Days 15 and 16 eventually become Day 17

….So I still have a job,

apparently my inappropriateness was not caught, so I’m in the clear for now. However, while I wondered about my future employment, days 15 and 16 slipped through in a haze of broken sleep, daydreams, and saving lives.

We will start with the broken sleep….day 14 became Day 15 on 3 hours of sleep. I was okay though, the nap kept me going the remainder of day 15, so as I happily made my way up my stairs at midnight on day 15, I looked forward to passing out on my couch (the part for my bed has yet to arrive…I hate Iowa mail I’m serious it is horrendous). However, as I watched the clock turn from 12am to 11am, I couldn’t stop the tears of frustration, nor could I do anything for the sharp jabbing pains in my head and chest.

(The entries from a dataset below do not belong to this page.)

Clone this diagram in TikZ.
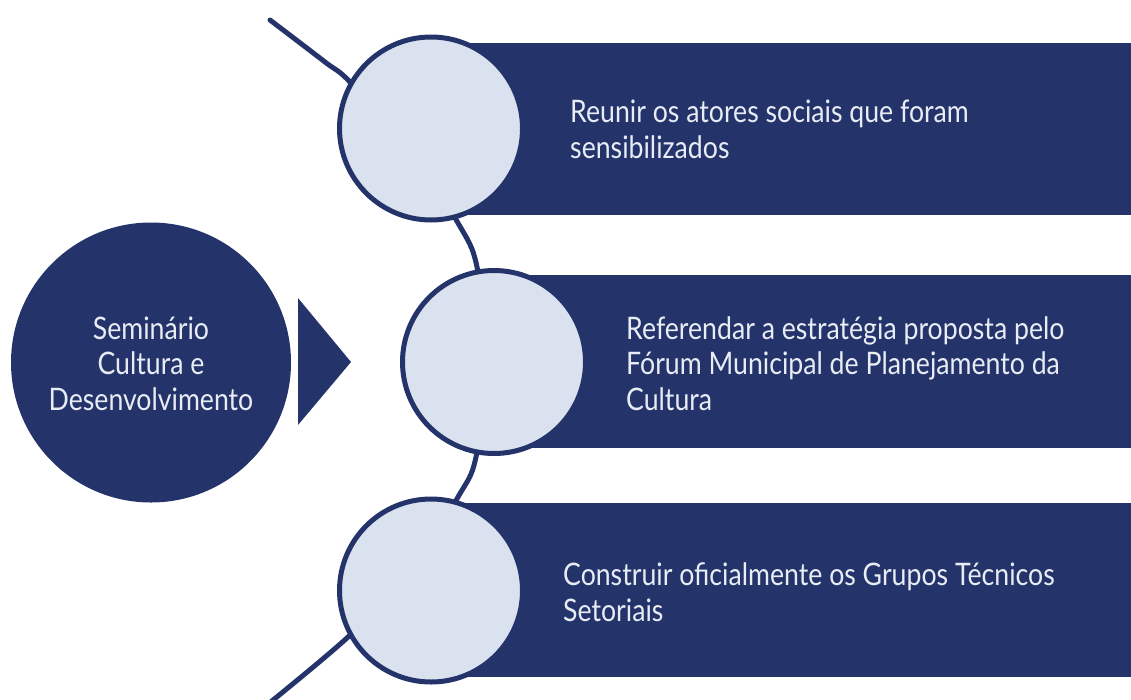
\documentclass[tikz,border=0pt]{standalone}
\usepackage{fontspec}
\setmainfont{Lato}[FakeStretch=0.86]
\definecolor{navy}{HTML}{24346B}
\definecolor{pale}{HTML}{DAE2EF}
\definecolor{txt}{HTML}{E8ECF4}
\tikzset{
  bigdisc/.style={circle, fill=navy, minimum size=280pt, inner sep=0pt},
  stepdisc/.style={circle, fill=pale, draw=navy, line width=5pt, minimum size=183pt, inner sep=0pt},
  bar/.style={rectangle, fill=navy, anchor=north west, inner sep=0pt},
  bartext/.style={anchor=base west, align=left, text=txt, inner sep=0pt,
    font=\fontsize{31}{35.5}\selectfont},
  disctext/.style={align=center, text=txt, inner sep=0pt,
    font=\fontsize{31}{35.5}\selectfont},
  arcline/.style={draw=navy, line width=5pt, line cap=round}
}
\begin{document}
\begin{tikzpicture}[x=1pt,y=-1pt]
\useasboundingbox (0,0) rectangle (1131,699);
% curved spine
\draw[arcline] plot[smooth, tension=0.55] coordinates {(270,20) (325,62) (350,82) (410,150) (458,223) (477,267) (487,362) (476,457) (458,497) (410,572) (348,637) (262,709)};
% bars
\node[bar, minimum width=700pt, minimum height=172pt] (b1) at (431,43) {};
\node[bar, minimum width=637pt, minimum height=173pt] (b2) at (494,275) {};
\node[bar, minimum width=700pt, minimum height=174pt] (b3) at (431,503) {};
% step circles
\node[stepdisc] (c1) at (431,128.5) {};
\node[stepdisc] (c2) at (494,362) {};
\node[stepdisc] (c3) at (431,590.5) {};
% main disc and pointer
\node[bigdisc] (m) at (151,362.5) {};
\fill[navy] (298,298) -- (351,362) -- (298,425) -- cycle;
\node[disctext, anchor=base] (mt) at (151,410) {Seminário\\Cultura e\\Desenvolvimento};
% texts (anchored at the baseline of the last line)
\node[bartext] (t1) at (570,158) {Reunir os atores sociais que foram\\sensibilizados};
\node[bartext] (t2) at (626,410) {Referendar a estratégia proposta pelo\\Fórum Municipal de Planejamento da\\Cultura};
\node[bartext] (t3) at (563,621) {Construir oficialmente os Grupos Técnicos\\Setoriais};
\end{tikzpicture}
\end{document}
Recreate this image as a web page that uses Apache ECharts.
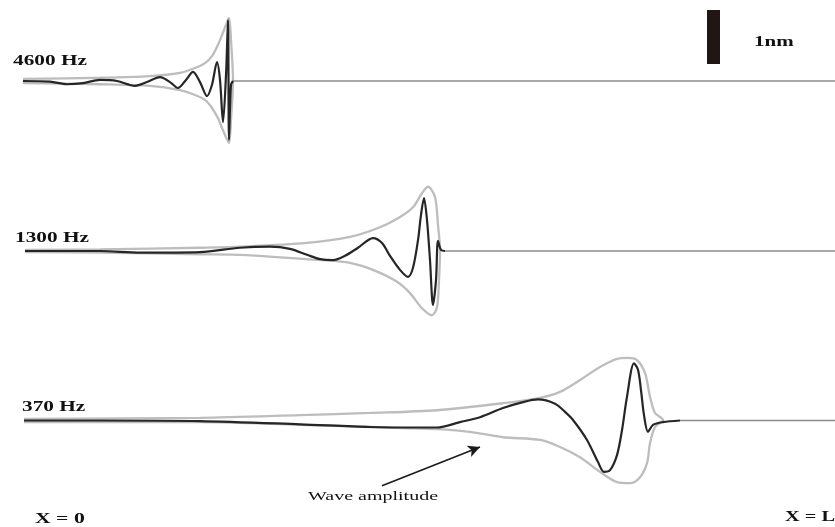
<!DOCTYPE html>
<html>
<head>
<meta charset="utf-8">
<script src="https://cdn.jsdelivr.net/npm/echarts@6/dist/echarts.min.js"></script>
<style>
  html, body { margin: 0; padding: 0; background: #ffffff; }
  #chart { width: 835px; height: 527px; }
</style>
</head>
<body>
<div id="chart"></div>
<script>
// Position along the basilar membrane (arbitrary units, X = 0 at the base, X = L at the apex)
const POS_MAX = 82;
// Displacement range shown for each trace (nm)
const AMP_RANGE = 1.4;

const frequencies = ['4600 Hz', '1300 Hz', '370 Hz'];

// Instantaneous displacement, [position, nm]
const wave4600 = [[0.8,0],[3.5,-0.01],[5.2,-0.06],[6.8,-0.04],[8.5,0.02],[10.2,0],[12.0,-0.09],[13.2,-0.02],[14.5,0.07],[15.5,-0.02],[16.3,-0.13],[17.1,0.02],[17.8,0.17],[18.5,-0.02],[19.2,-0.28],[19.7,-0.07],[20.2,0.35],[20.5,0.02],[20.8,-0.76],[21.1,0.11],[21.3,1.13],[21.4,-1.09],[21.6,-0.07],[21.8,0]];
const wave1300 = [[1.0,0],[8.5,0],[12.5,-0.03],[18.5,-0.02],[22.5,0.06],[25.5,0.08],[27.5,0.04],[29.2,-0.07],[30.5,-0.15],[31.8,-0.17],[33.0,-0.09],[34.3,0.06],[35.8,0.24],[36.7,0.15],[37.5,-0.09],[38.5,-0.35],[39.3,-0.48],[39.8,-0.31],[40.3,0.2],[40.6,0.67],[40.9,0.98],[41.2,0.57],[41.5,-0.17],[41.8,-1.0],[42.1,-0.54],[42.3,0.19],[42.6,0.02],[43.0,0]];
const wave370 = [[0.9,0],[8.5,0],[18.5,-0.01],[28.5,-0.07],[35.5,-0.12],[40.5,-0.13],[42.2,-0.13],[44.5,-0.03],[46.5,0.06],[48.8,0.23],[50.8,0.34],[52.3,0.39],[54.0,0.31],[55.0,0.16],[55.8,0.01],[57.2,-0.36],[58.3,-0.77],[58.9,-0.95],[59.5,-0.92],[60.2,-0.64],[60.7,-0.18],[61.2,0.44],[61.9,1.06],[62.3,0.94],[62.6,0.56],[62.9,0.1],[63.3,-0.21],[63.8,-0.08],[64.8,-0.03],[66.5,0]];

// Envelope (wave amplitude), upper and lower edges, left to right
const envUpper4600 = [[0.8,0.04],[8.5,0.06],[13.5,0.09],[16.5,0.15],[18.0,0.24],[19.0,0.33],[19.7,0.46],[20.3,0.67],[20.7,0.85],[21.1,1.04],[21.4,1.17],[21.6,0.76],[21.8,0]];
const envLower4600 = [[0.8,-0.04],[8.5,-0.06],[13.5,-0.09],[16.5,-0.17],[18.0,-0.26],[19.0,-0.35],[19.7,-0.5],[20.3,-0.69],[20.7,-0.87],[21.1,-1.04],[21.4,-1.15],[21.6,-0.72],[21.8,0]];
const envUpper1300 = [[1.0,0.02],[8.5,0.03],[18.5,0.06],[22.5,0.08],[29.2,0.15],[33.5,0.26],[36.5,0.44],[38.5,0.63],[39.8,0.81],[40.7,1.07],[41.3,1.19],[42.0,1.0],[42.3,0.48],[42.5,0.02]];
const envLower1300 = [[1.0,-0.02],[8.5,-0.03],[18.5,-0.06],[22.5,-0.07],[30.8,-0.17],[33.5,-0.22],[35.8,-0.35],[38.2,-0.57],[39.5,-0.78],[40.7,-1.06],[41.7,-1.19],[42.2,-1.04],[42.4,-0.54],[42.5,0.02]];
const envUpper370 = [[0.9,0.03],[18.5,0.05],[28.5,0.1],[35.5,0.14],[42.2,0.19],[48.8,0.32],[52.5,0.42],[54.5,0.53],[56.5,0.75],[58.5,0.99],[60.2,1.14],[61.3,1.16],[62.2,1.12],[63.0,0.88],[63.5,0.44],[64.0,0.14],[64.8,0.01]];
const envLower370 = [[0.9,-0.03],[18.5,-0.03],[28.5,-0.08],[35.5,-0.12],[38.8,-0.14],[42.2,-0.16],[45.5,-0.21],[48.8,-0.31],[52.5,-0.36],[54.5,-0.49],[56.5,-0.68],[58.5,-0.95],[60.2,-1.14],[61.5,-1.16],[62.5,-1.05],[63.2,-0.79],[63.5,-0.42],[64.0,-0.12],[64.8,0.01]];

// Where each trace settles back to rest
const restStart = [21.8, 43.0, 66.5];

// Scale bar: 1 nm drawn on the top trace's amplitude axis
const scaleBarPos = 69.85;
const scaleBarNm = [0.315, 1.315];

// Annotation arrow on the 370 Hz trace: [tail, head]
const arrowPts = [[36.7, -1.21], [46.5, -0.49]];

const waves = [wave4600, wave1300, wave370];
const envelopes = [
  envUpper4600.concat(envLower4600.slice().reverse()),
  envUpper1300.concat(envLower1300.slice().reverse()),
  envUpper370.concat(envLower370.slice().reverse())
];

const baselines = [81, 251, 420.5];
const pxPerNm = 54;
const gridH = 2 * AMP_RANGE * pxPerNm;

const grids = baselines.map(b => ({ left: 15, right: 0, top: b - gridH / 2, height: gridH }));
const xAxes = baselines.map((b, i) => ({ type: 'value', gridIndex: i, min: 0, max: POS_MAX, show: false }));
const yAxes = baselines.map((b, i) => ({ type: 'value', gridIndex: i, min: -AMP_RANGE, max: AMP_RANGE, show: false }));

const series = [];
for (let i = 0; i < 3; i++) {
  series.push({
    type: 'line', xAxisIndex: i, yAxisIndex: i, data: envelopes[i], showSymbol: false,
    smooth: 0.3, clip: false, silent: true,
    lineStyle: { color: '#bdbdbd', width: 2.3 }, z: 2
  });
  series.push({
    type: 'line', xAxisIndex: i, yAxisIndex: i, data: [[restStart[i], 0], [POS_MAX, 0]], showSymbol: false,
    silent: true, lineStyle: { color: '#8c8c8c', width: 1.3 }, z: 3
  });
  series.push({
    type: 'line', xAxisIndex: i, yAxisIndex: i, data: waves[i], showSymbol: false,
    smooth: 0.3, clip: false, silent: true,
    lineStyle: { color: '#262626', width: 2.2 }, z: 4
  });
}
// scale bar
series.push({
  type: 'line', xAxisIndex: 0, yAxisIndex: 0,
  data: scaleBarNm.map(v => [scaleBarPos, v]), showSymbol: false, silent: true,
  lineStyle: { color: '#221615', width: 13, cap: 'butt' }, z: 5
});
// arrow
series.push({
  type: 'line', xAxisIndex: 2, yAxisIndex: 2, data: [], silent: true,
  markLine: {
    silent: true, symbol: ['none', 'arrow'], symbolSize: [9, 12],
    label: { show: false },
    lineStyle: { color: '#1a1a1a', width: 1.6, type: 'solid' },
    data: [[{ coord: arrowPts[0] }, { coord: arrowPts[1] }]]
  }
});

const serif = '"Liberation Serif", "DejaVu Serif", serif';
function label(text, x, y, bold, size, sx) {
  return {
    type: 'text', x: x, y: y, scaleX: sx, silent: true,
    style: {
      text: text, font: (bold ? 'bold ' : '') + size + 'px ' + serif, fill: '#111111',
      textAlign: 'left', textVerticalAlign: 'middle', align: 'left', verticalAlign: 'middle'
    }
  };
}

const chart = echarts.init(document.getElementById('chart'), null, { renderer: 'canvas' });
chart.setOption({
  backgroundColor: '#ffffff',
  animation: false,
  grid: grids,
  xAxis: xAxes,
  yAxis: yAxes,
  series: series,
  graphic: [
    label(frequencies[0], 13, 61.5, true, 14, 1.52),
    label(frequencies[1], 15, 238, true, 14, 1.52),
    label(frequencies[2], 22, 407.5, true, 14, 1.52),
    label('1nm', 754, 42, true, 14, 1.5),
    label('Wave amplitude', 308, 497, false, 12.5, 1.6),
    label('X = 0', 35, 519, true, 14, 1.55),
    label('X = L', 785, 517, true, 14, 1.45)
  ]
});
</script>
</body>
</html>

My body retaliated whenever I am stressed, and it is never in a way that is relatively bearable….so I drove into work on day 15 hating the world…mostly because I was driving into another 16 hour day.  It did go by quickly, with the help of new friends/coworkers, but I cursed the fading sky as the dark hues of the night sky became a light watercolor.

However, despite my desire to go back in time and destroy the person who invented work, I did get to save lives today. Instead of going straight home, like I should have, I went to my local donation center and donated plasma. At least I know I am hydrated and that my protein levels are great, despite my lack of sleep and eating on a regular schedule. But I enjoy the entire process, even though the female nurses always give me a pink bandage instead of the cool neon green or blue one. Sigh….maybe next time.

I do encourage you, if you can, to donate blood and/or plasma….Helping the world, even in the smallest way, means more than one can ever imagine.

And as much as I have missed my blog the last few days, along with shameless help the needy plugs and whimsy, I can barely keep my eyes open. Tomorrow is my day off, so hopefully the rest of day 17 and day 18 will allow for an ease in the pain I’m currently in.

Question of the day:

Why can’t a person be both a lover and a fighter?